### Requirement
Skip all pictures, then print the remaining material exactly.

### Entries provided
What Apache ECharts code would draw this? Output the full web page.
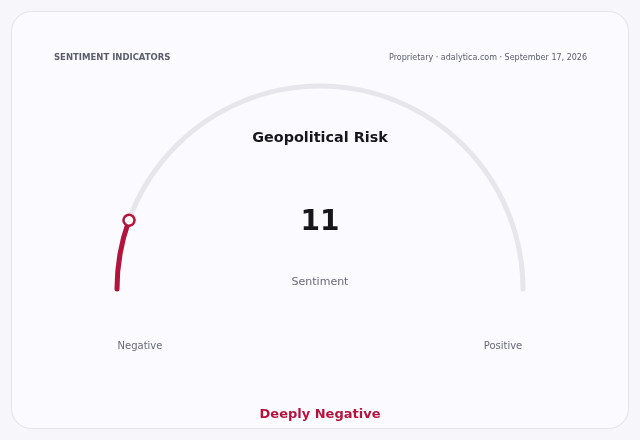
<!DOCTYPE html>
<html>
<head>
<meta charset="utf-8">
<script src="https://cdn.jsdelivr.net/npm/echarts@6/dist/echarts.min.js"></script>
<style>
  html, body { margin: 0; padding: 0; background: #f7f7fb; }
  #chart { width: 640px; height: 440px; }
</style>
</head>
<body>
<div id="chart"></div>
<script>
// data
const indicatorName = 'Geopolitical Risk';
const seriesName = 'Sentiment';
const sentimentValue = [11];
const scaleRange = [0, 100];
const endLabels = ['Negative', 'Positive'];
const verdict = 'Deeply Negative';
const headerLeft = 'SENTIMENT INDICATORS';
const headerRight = 'Proprietary · adalytica.com · September 17, 2026';

const RED = '#b3143e';
const FONT = 'DejaVu Sans';
const CENTER = [320, 289];
const RADIUS = 205.5;

const chart = echarts.init(document.getElementById('chart'));

const gaugeBase = {
  type: 'gauge',
  center: CENTER,
  radius: RADIUS,
  startAngle: 180,
  endAngle: 0,
  min: scaleRange[0],
  max: scaleRange[1],
  axisTick: { show: false },
  splitLine: { show: false },
  axisLabel: { show: false },
  anchor: { show: false }
};

const option = {
  backgroundColor: '#f7f7fb',
  graphic: [
    {
      type: 'rect', z: -10,
      shape: { x: 11.5, y: 11.5, width: 617, height: 417, r: 20 },
      style: { fill: '#fafaff', stroke: '#e2e2ec', lineWidth: 1 }
    },
    {
      type: 'text', x: 54, y: 58,
      style: { text: headerLeft, font: 'bold 8.5px ' + FONT, fill: '#5c5c6c', textVerticalAlign: 'middle' }
    },
    {
      type: 'text', x: 587, y: 58,
      style: { text: headerRight, font: '8px ' + FONT, fill: '#5c5c6c', textAlign: 'right', textVerticalAlign: 'middle' }
    },
    {
      type: 'text', x: 320, y: 138,
      style: { text: indicatorName, font: 'bold 14.4px ' + FONT, fill: '#16161c', textAlign: 'center', textVerticalAlign: 'middle' }
    },
    {
      type: 'text', x: 140, y: 346,
      style: { text: endLabels[0], font: '10px ' + FONT, fill: '#6a6a78', textAlign: 'center', textVerticalAlign: 'middle' }
    },
    {
      type: 'text', x: 503, y: 346,
      style: { text: endLabels[1], font: '10px ' + FONT, fill: '#6a6a78', textAlign: 'center', textVerticalAlign: 'middle' }
    },
    {
      type: 'text', x: 320, y: 415,
      style: { text: verdict, font: 'bold 13px ' + FONT, fill: RED, textAlign: 'center', textVerticalAlign: 'middle' }
    }
  ],
  series: [
    Object.assign({}, gaugeBase, {
      axisLine: {
        roundCap: true,
        lineStyle: { width: 5, color: [[1, '#e6e6ec']] }
      },
      progress: {
        show: true,
        roundCap: true,
        width: 5,
        itemStyle: { color: RED }
      },
      pointer: { show: false },
      title: {
        offsetCenter: [0, -7],
        fontSize: 11,
        fontFamily: FONT,
        color: '#6a6a78'
      },
      detail: {
        offsetCenter: [0, -66],
        fontSize: 28,
        fontWeight: 'bold',
        fontFamily: FONT,
        color: '#16161c',
        formatter: '{value}'
      },
      data: [{ value: sentimentValue[0], name: seriesName }]
    }),
    // marker ring at the current value, drawn above the progress arc
    Object.assign({}, gaugeBase, {
      z: 5,
      axisLine: { show: false },
      progress: { show: false },
      pointer: {
        show: true,
        icon: 'circle',
        length: 11,
        width: 11,
        offsetCenter: [0, -197.5],
        itemStyle: { color: '#ffffff', borderColor: RED, borderWidth: 2.5 }
      },
      title: { show: false },
      detail: { show: false },
      data: [{ value: sentimentValue[0], name: seriesName }]
    })
  ]
};

chart.setOption(option);
</script>
</body>
</html>
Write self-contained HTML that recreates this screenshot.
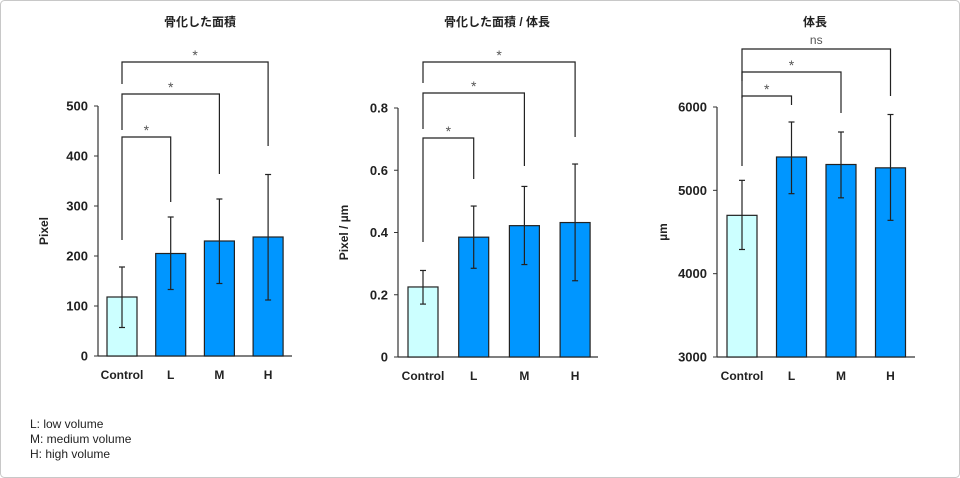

### Exercise output
What Apache ECharts code would draw this? Output the full web page.
<!DOCTYPE html>
<html>
<head>
<meta charset="utf-8">
<script src="https://cdn.jsdelivr.net/npm/echarts@6/dist/echarts.min.js"></script>
<style>
  html, body { margin: 0; padding: 0; background: #f7f7fb; }
  #chart { width: 640px; height: 440px; }
</style>
</head>
<body>
<div id="chart"></div>
<script>
// data
const indicatorName = 'Geopolitical Risk';
const seriesName = 'Sentiment';
const sentimentValue = [11];
const scaleRange = [0, 100];
const endLabels = ['Negative', 'Positive'];
const verdict = 'Deeply Negative';
const headerLeft = 'SENTIMENT INDICATORS';
const headerRight = 'Proprietary · adalytica.com · September 17, 2026';

const RED = '#b3143e';
const FONT = 'DejaVu Sans';
const CENTER = [320, 289];
const RADIUS = 205.5;

const chart = echarts.init(document.getElementById('chart'));

const gaugeBase = {
  type: 'gauge',
  center: CENTER,
  radius: RADIUS,
  startAngle: 180,
  endAngle: 0,
  min: scaleRange[0],
  max: scaleRange[1],
  axisTick: { show: false },
  splitLine: { show: false },
  axisLabel: { show: false },
  anchor: { show: false }
};

const option = {
  backgroundColor: '#f7f7fb',
  graphic: [
    {
      type: 'rect', z: -10,
      shape: { x: 11.5, y: 11.5, width: 617, height: 417, r: 20 },
      style: { fill: '#fafaff', stroke: '#e2e2ec', lineWidth: 1 }
    },
    {
      type: 'text', x: 54, y: 58,
      style: { text: headerLeft, font: 'bold 8.5px ' + FONT, fill: '#5c5c6c', textVerticalAlign: 'middle' }
    },
    {
      type: 'text', x: 587, y: 58,
      style: { text: headerRight, font: '8px ' + FONT, fill: '#5c5c6c', textAlign: 'right', textVerticalAlign: 'middle' }
    },
    {
      type: 'text', x: 320, y: 138,
      style: { text: indicatorName, font: 'bold 14.4px ' + FONT, fill: '#16161c', textAlign: 'center', textVerticalAlign: 'middle' }
    },
    {
      type: 'text', x: 140, y: 346,
      style: { text: endLabels[0], font: '10px ' + FONT, fill: '#6a6a78', textAlign: 'center', textVerticalAlign: 'middle' }
    },
    {
      type: 'text', x: 503, y: 346,
      style: { text: endLabels[1], font: '10px ' + FONT, fill: '#6a6a78', textAlign: 'center', textVerticalAlign: 'middle' }
    },
    {
      type: 'text', x: 320, y: 415,
      style: { text: verdict, font: 'bold 13px ' + FONT, fill: RED, textAlign: 'center', textVerticalAlign: 'middle' }
    }
  ],
  series: [
    Object.assign({}, gaugeBase, {
      axisLine: {
        roundCap: true,
        lineStyle: { width: 5, color: [[1, '#e6e6ec']] }
      },
      progress: {
        show: true,
        roundCap: true,
        width: 5,
        itemStyle: { color: RED }
      },
      pointer: { show: false },
      title: {
        offsetCenter: [0, -7],
        fontSize: 11,
        fontFamily: FONT,
        color: '#6a6a78'
      },
      detail: {
        offsetCenter: [0, -66],
        fontSize: 28,
        fontWeight: 'bold',
        fontFamily: FONT,
        color: '#16161c',
        formatter: '{value}'
      },
      data: [{ value: sentimentValue[0], name: seriesName }]
    }),
    // marker ring at the current value, drawn above the progress arc
    Object.assign({}, gaugeBase, {
      z: 5,
      axisLine: { show: false },
      progress: { show: false },
      pointer: {
        show: true,
        icon: 'circle',
        length: 11,
        width: 11,
        offsetCenter: [0, -197.5],
        itemStyle: { color: '#ffffff', borderColor: RED, borderWidth: 2.5 }
      },
      title: { show: false },
      detail: { show: false },
      data: [{ value: sentimentValue[0], name: seriesName }]
    })
  ]
};

chart.setOption(option);
</script>
</body>
</html>
Write self-contained HTML that recreates this screenshot.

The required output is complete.